A bug in the popular multiplayer game Grand Theft Auto (GTA) Online is leading to players losing progress and having their accounts blocked.
Were this a case of player login details being stolen and abused, it would be a fairly routine occurrence, but this GTA Online issue revolves around “partial remote code execution”.
That means malicious users can affect players’ PCs through GTA Online. There’s some good news here — it appears to affect only PC players, not those on Xbox or PlayStation consoles.
Rockstar has acknowledged the issue on Twitter, saying “we are aware of potential new exploits in GTA Online for PC, which we aim to resolve in an upcoming planned security-related Title Update”.
Despite being almost a decade old, GTA Online routinely attracts up to 150,000 to 180,000 concurrent players. Estimates of its annual revenue run from $500 million (£406 million) to $800 million. That’s the equivalent of the worldwide gross of a mid-table Marvel movie each year.
GTA Online bug history
This GTA Online issue came to the public’s attention a few days ago, thanks to game community member Tez2. An exploit allows malicious players to edit or even delete others’ GTA Online profiles. Their in-game rank can be altered, or how much money their character has.

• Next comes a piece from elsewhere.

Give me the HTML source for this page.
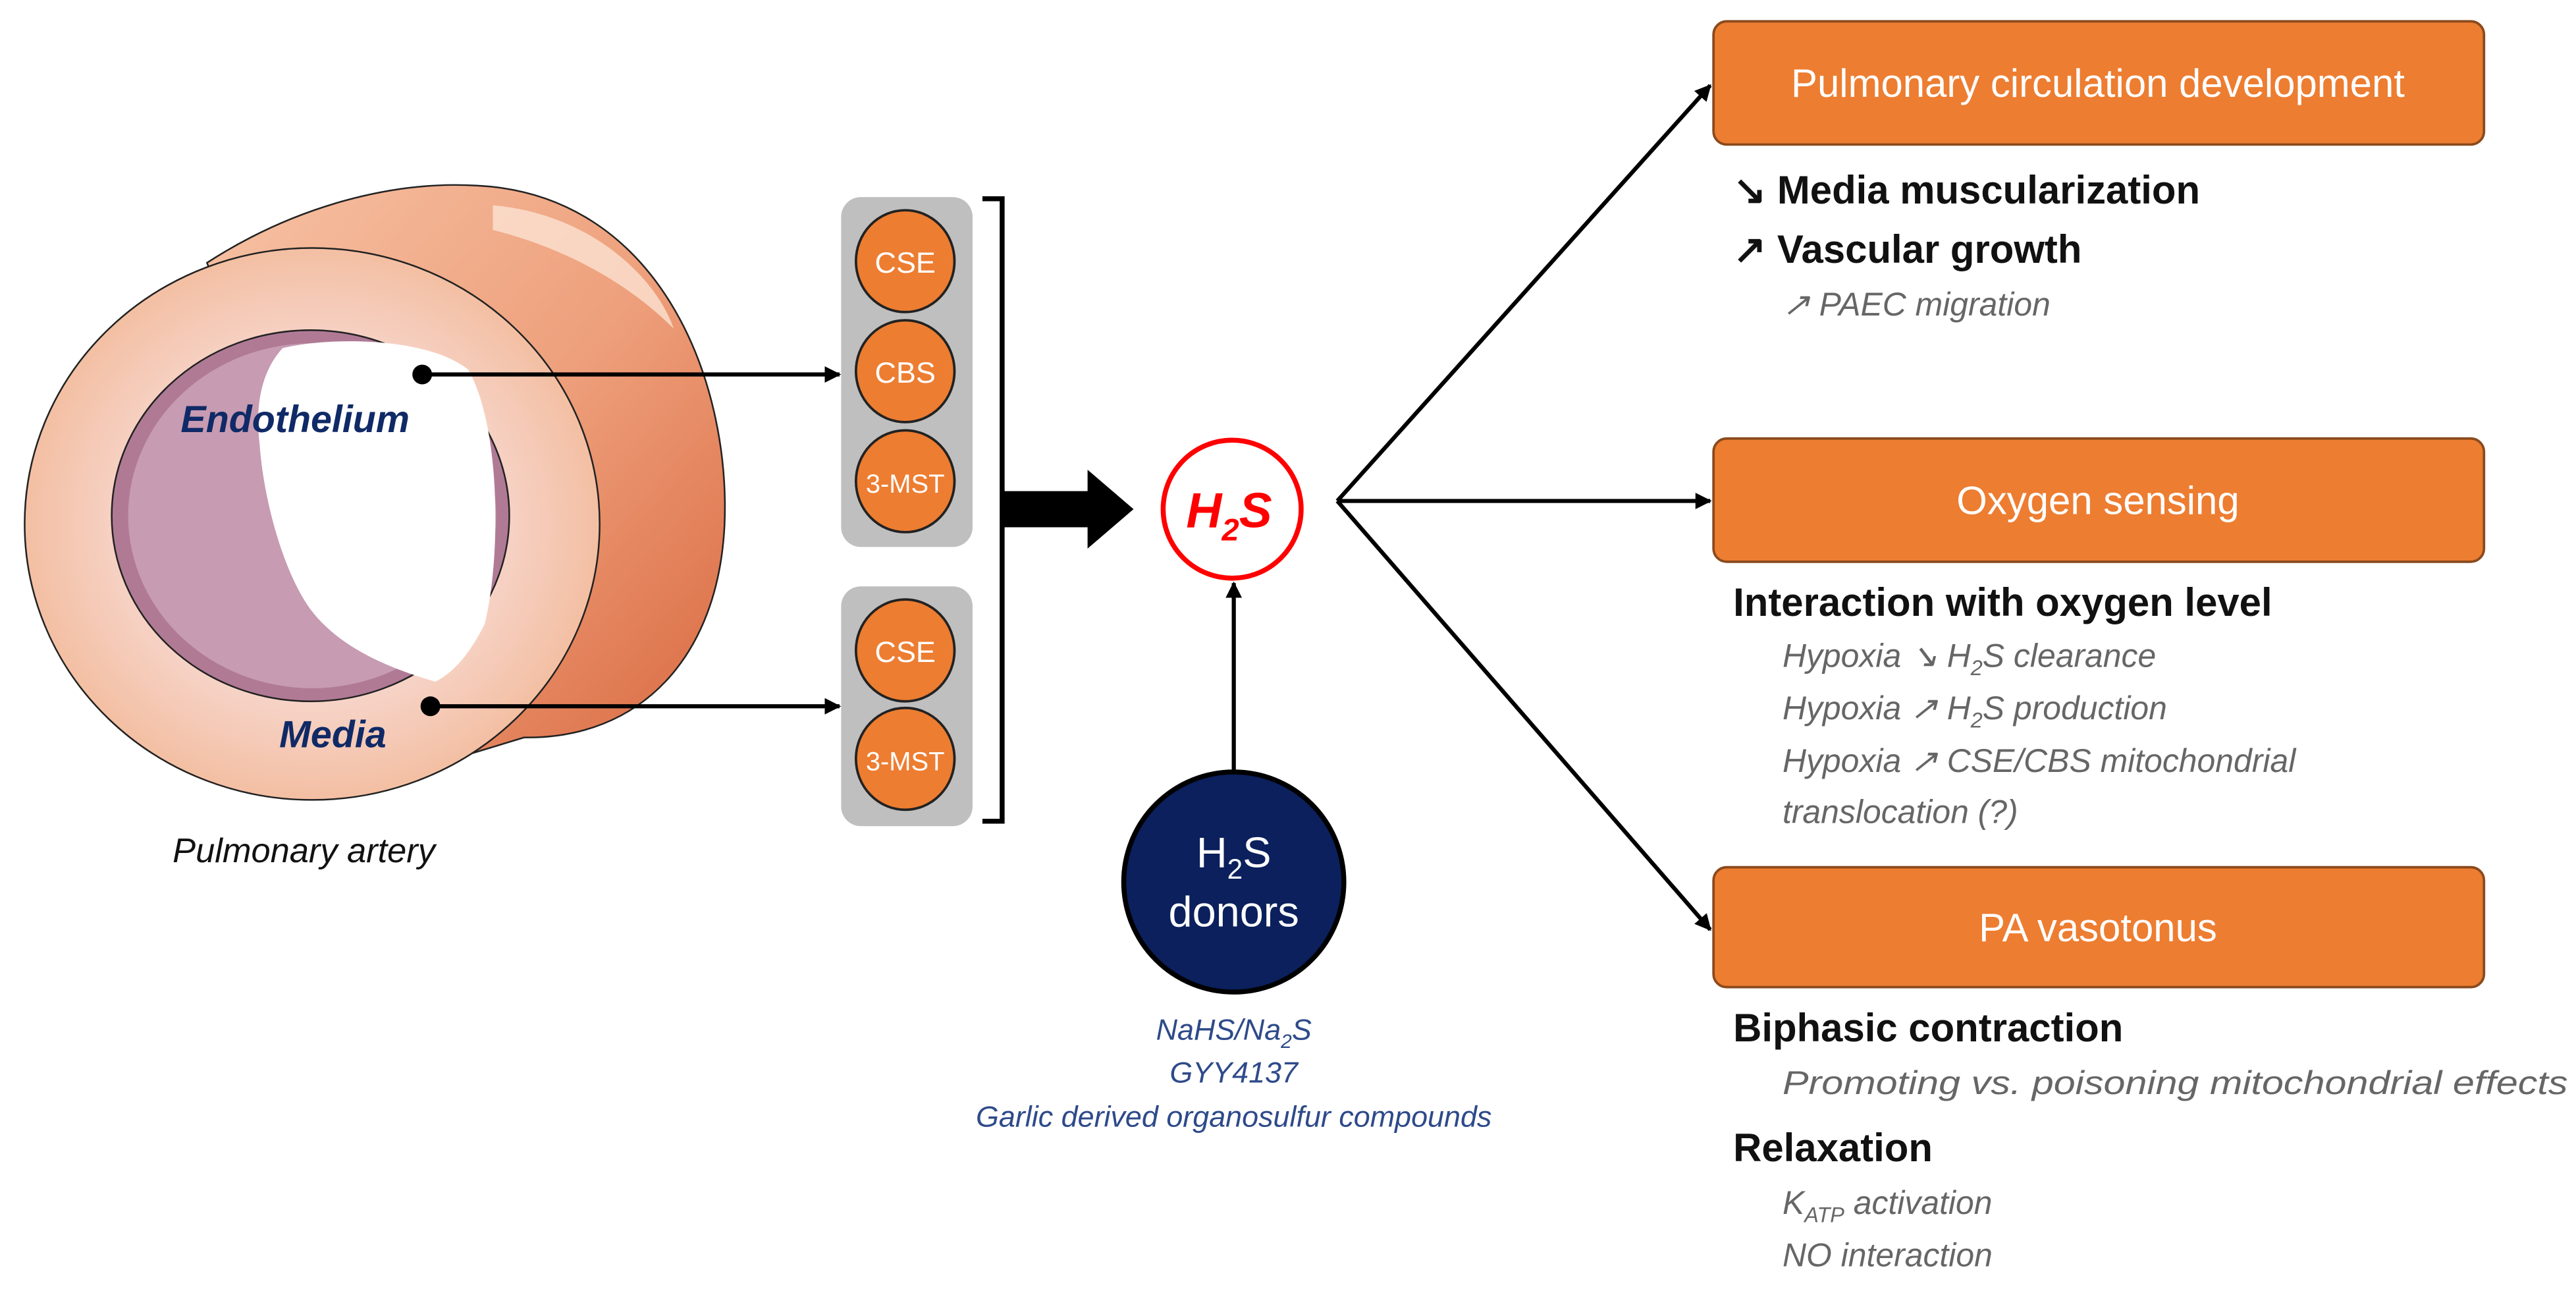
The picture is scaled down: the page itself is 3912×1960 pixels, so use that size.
<!DOCTYPE html>
<html><head><meta charset="utf-8"><style>
html,body{margin:0;padding:0;background:#fff;}
svg{display:block;}
text{font-family:"Liberation Sans",sans-serif;}
</style></head><body>
<svg width="3912" height="1960" viewBox="0 0 1568 786" preserveAspectRatio="none" xmlns="http://www.w3.org/2000/svg">
<defs>
<marker id="ah" markerWidth="10" markerHeight="10" refX="9" refY="5" orient="auto" markerUnits="userSpaceOnUse"><path d="M0,0 L10,5 L0,10 z" fill="#000"/></marker>
<linearGradient id="tube" x1="0" y1="0" x2="1" y2="1"><stop offset="0" stop-color="#f6c2a4"/><stop offset="0.5" stop-color="#eea07c"/><stop offset="1" stop-color="#d9683f"/></linearGradient>
<radialGradient id="wall" cx="0.5" cy="0.5" r="0.5"><stop offset="0.6" stop-color="#f7d6cc"/><stop offset="1" stop-color="#f3bfa3"/></radialGradient>
</defs>
<!-- tube body -->
<path d="M126,160 C180,125 240,110 290,113 C400,118 445,230 441,320 C437,400 390,450 319,449 L250,470 Z" fill="url(#tube)" stroke="#222" stroke-width="1"/>
<path d="M300,125 C360,130 400,170 410,200 C380,170 340,150 300,140 Z" fill="#fbe2d2" opacity="0.8"/>
<!-- front ring -->
<ellipse cx="190" cy="319" rx="175" ry="168" fill="url(#wall)" stroke="#222" stroke-width="1"/>
<ellipse cx="189" cy="314" rx="121" ry="113" fill="#b07a95" stroke="#222" stroke-width="1"/>
<ellipse cx="190" cy="314" rx="112" ry="105" fill="#c79bb2"/>
<path d="M172,212 C200,205 260,205 285,225 C305,260 305,340 295,380 C285,400 275,410 265,415 C230,405 200,390 185,365 C170,340 160,300 158,270 C155,245 160,225 172,212 Z" fill="#fff"/>
<!-- labels on artery -->
<text x="110" y="263" font-size="23" font-weight="bold" font-style="italic" fill="#0f2a66">Endothelium</text>
<text x="170" y="455" font-size="23" font-weight="bold" font-style="italic" fill="#0f2a66">Media</text>
<text x="185" y="525" font-size="21" font-style="italic" fill="#111" text-anchor="middle">Pulmonary artery</text>
<!-- connectors -->
<circle cx="257" cy="228" r="6" fill="#000"/>
<line x1="257" y1="228" x2="511" y2="228" stroke="#000" stroke-width="2.5" marker-end="url(#ah)"/>
<circle cx="262" cy="430" r="6" fill="#000"/>
<line x1="262" y1="430" x2="511" y2="430" stroke="#000" stroke-width="2.5" marker-end="url(#ah)"/>
<!-- gray boxes -->
<rect x="512" y="120" width="80" height="213" rx="12" fill="#bfbfbf"/>
<rect x="512" y="357" width="80" height="146" rx="12" fill="#bfbfbf"/>
<g stroke="#222" stroke-width="1.5" fill="#ed7d31">
<ellipse cx="551" cy="159" rx="30" ry="31"/><ellipse cx="551" cy="226" rx="30" ry="31"/><ellipse cx="551" cy="293" rx="30" ry="31"/>
<ellipse cx="551" cy="396" rx="30" ry="31"/><ellipse cx="551" cy="462" rx="30" ry="31"/>
</g>
<g fill="#fff" font-size="18" text-anchor="middle">
<text x="551" y="166">CSE</text><text x="551" y="233">CBS</text><text x="551" y="300" font-size="16">3-MST</text>
<text x="551" y="403">CSE</text><text x="551" y="469" font-size="16">3-MST</text>
</g>
<!-- bracket -->
<path d="M598,121 L610,121 L610,500 L598,500" fill="none" stroke="#000" stroke-width="3"/>
<!-- big arrow -->
<path d="M610,299 L662,299 L662,286 L690,310 L662,334 L662,321 L610,321 Z" fill="#000"/>
<!-- H2S -->
<circle cx="750" cy="310" r="42" fill="#fff" stroke="#f00" stroke-width="3"/>
<text x="722" y="321" font-size="30" font-weight="bold" font-style="italic" fill="#f00">H<tspan font-size="19" dy="8">2</tspan><tspan dy="-8">S</tspan></text>
<!-- donors -->
<line x1="751" y1="472" x2="751" y2="355" stroke="#000" stroke-width="2.5" marker-end="url(#ah)"/>
<ellipse cx="751" cy="537" rx="67" ry="67" fill="#0b205c" stroke="#000" stroke-width="3"/>
<text x="751" y="528" font-size="26" fill="#fff" text-anchor="middle">H<tspan font-size="17" dy="7">2</tspan><tspan dy="-7">S</tspan></text>
<text x="751" y="564" font-size="26" fill="#fff" text-anchor="middle">donors</text>
<g font-size="18" font-style="italic" fill="#2e4a8a" text-anchor="middle">
<text x="751" y="633">NaHS/Na<tspan font-size="12" dy="5">2</tspan><tspan dy="-5">S</tspan></text>
<text x="751" y="659">GYY4137</text>
<text x="751" y="686">Garlic derived organosulfur compounds</text>
</g>
<!-- right lines -->
<g stroke="#000" stroke-width="2.5" fill="none">
<line x1="814" y1="305" x2="1041" y2="52" marker-end="url(#ah)"/>
<line x1="814" y1="305" x2="1041" y2="305" marker-end="url(#ah)"/>
<line x1="814" y1="305" x2="1041" y2="566" marker-end="url(#ah)"/>
</g>
<!-- orange boxes -->
<g fill="#ed7d31" stroke="#8a4a1c" stroke-width="1.5">
<rect x="1043" y="13" width="469" height="75" rx="8"/>
<rect x="1043" y="267" width="469" height="75" rx="8"/>
<rect x="1043" y="528" width="469" height="73" rx="8"/>
</g>
<g fill="#fff" font-size="24" text-anchor="middle">
<text x="1277" y="59">Pulmonary circulation development</text>
<text x="1277" y="313">Oxygen sensing</text>
<text x="1277" y="573">PA vasotonus</text>
</g>
<g font-size="24" font-weight="bold" fill="#111">
<text x="1055" y="124">↘ Media muscularization</text>
<text x="1055" y="160">↗ Vascular growth</text>
<text x="1055" y="375">Interaction with oxygen level</text>
<text x="1055" y="634">Biphasic contraction</text>
<text x="1055" y="707">Relaxation</text>
</g>
<g font-size="20" font-style="italic" fill="#666">
<text x="1085" y="192">↗ PAEC migration</text>
<text x="1085" y="406">Hypoxia ↘ H<tspan font-size="13" dy="5">2</tspan><tspan dy="-5">S clearance</tspan></text>
<text x="1085" y="438">Hypoxia ↗ H<tspan font-size="13" dy="5">2</tspan><tspan dy="-5">S production</tspan></text>
<text x="1085" y="470">Hypoxia ↗ CSE/CBS mitochondrial</text>
<text x="1085" y="501">translocation (?)</text>
<text x="1085" y="666" textLength="478" lengthAdjust="spacingAndGlyphs">Promoting vs. poisoning mitochondrial effects</text>
<text x="1085" y="739">K<tspan font-size="13" dy="5">ATP</tspan><tspan dy="-5"> activation</tspan></text>
<text x="1085" y="771">NO interaction</text>
</g>
</svg>
</body></html>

A few days before Rockstar acknowledged the problem, Tez2 advised GTA Online fans, on Twitter, to “avoid playing without a firewall rule or playing at all!”
An exploit-blocking community-made “firewall” tool has been released online, but only a tiny fraction of regular players are likely to ever discover it exists.
The key question now is when Rockstar Games will be able to put out a security fix.
A comparable problem affected Dark Souls 3’s player-versus-player servers in January 2022, and that saw them taken offline until August 2022.
The GTA Online team has much greater reason to ensure its game stays live. This online component is largely responsible for the continued relevance of the GTA V universe. Publisher Take-Two Interactive announced GTA series revenues of almost $8 billion in 2022, accounting from when GTA V was first released in 2013. In 2018, it was crowned the most profitable media product of all time, with $6 billion in revenue.
Rockstar Games has not offered players any concrete advice, other than to “reach out to Rockstar Support” if they believe they have been affected by the exploit.
In the past week, the Grand Theft Auto: The Trilogy Definitive Edition also returned to Steam, having been pulled from PC storefronts in November 2021. While these remastered noughties classics were roundly panned by reviewers, Rockstar Games' decision was down to files “unintentionally” left in the game builds. This is believed to include music the publisher was no longer licensed to use.